In A.G. Ondo State v. A.G. Federation, the Court upheld the constitutionality of federal anti-corruption legislation, affirming that the National Assembly could legislate on corruption as a matter affecting the Federation.

Subsequent cases involving former governors—Joshua Dariye, Jolly Nyame, and Orji Uzor Kalu—reinforced a central principle:

The power to prosecute is not determined by ownership of the allegedly stolen property.

In Nyame v. FRN, the Court clarified that criminal offences are offences against the state—not against the specific government entity whose funds were misappropriated. A prosecutor need not “own” the stolen property. What matters is whether a law has been violated and whether the prosecuting authority is empowered under that law.

Justice Sylvester Ngwuta, in Dariye v.

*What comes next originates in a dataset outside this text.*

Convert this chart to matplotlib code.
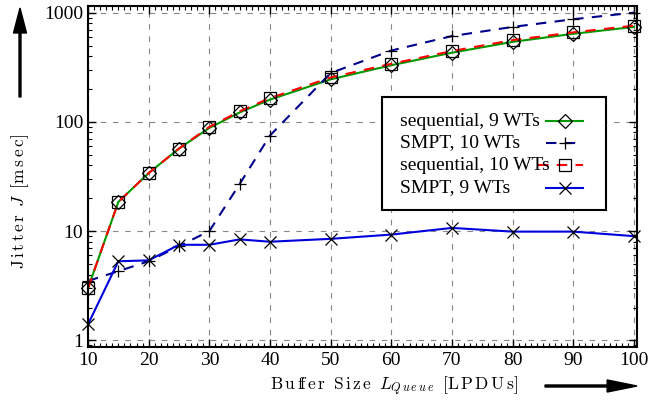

FRN, made the point even more plainly: once a federal statute is violated, federal prosecutorial power is engaged. The ownership of the funds—whether federal or state—is immaterial.

This is orthodox criminal law doctrine. Theft from a private company does not require the company to prosecute; the state prosecutes. The same logic applies here.

The Federal High Court Split — and Its Resolution

Some Federal High Court decisions once leaned toward the federalism objection. In cases involving Rivers and Ekiti States, certain judges held that only State Houses of Assembly could investigate state finances.

However, in 2018, Justice Nnamdi Dimgba rejected that reasoning in a suit brought by Benue State. He held that EFCC’s powers under Sections 6 and 7 of its Act are broad and not geographically confined. He emphasized that the constitutional provisions empowering state legislatures to conduct oversight do not exclude federal criminal jurisdiction.

Justice S.K. Idris reached a similar conclusion in Sokoto State’s challenge against both the EFCC and the ICPC, relying squarely on the Supreme Court’s reasoning in A.G. Ondo v. A.G. Federation.

At this stage, the judicial trajectory is unmistakable: anti-corruption statutes enacted by the National Assembly apply across the Federation.

The Doctrinal Bottom Line

The federalism argument conflates two distinct concepts:

  1. Legislative oversight (a political and administrative function).
  2. Criminal investigation and prosecution (a sovereign function).

A State House of Assembly can investigate how appropriated funds are administered. That is internal governance.

But where conduct potentially constitutes money laundering, fraud, criminal breach of trust, or other economic crimes under federal law, prosecutorial competence is triggered. That competence lies with agencies empowered by federal statute—most notably the EFCC.

Federalism does not immunize criminality. It distributes governance; it does not fragment sovereignty.

The Real Issue Is Not Jurisdiction — It Is Politics

The jurisdictional debate surfaces predictably when investigations touch powerful state actors. Rarely does anyone argue that the EFCC lacks power when the accused is a local government chairman or a political opponent.

The legal question, in truth, has largely been settled. The Supreme Court’s jurisprudence leaves little ambiguity: ownership of the misappropriated funds does not determine prosecutorial authority.

The EFCC may investigate state finances where there is reasonable suspicion of economic or financial crime.

Whether it does so consistently, professionally, and without partisan coloration is a different debate entirely.

And that is where the conversation properly belongs.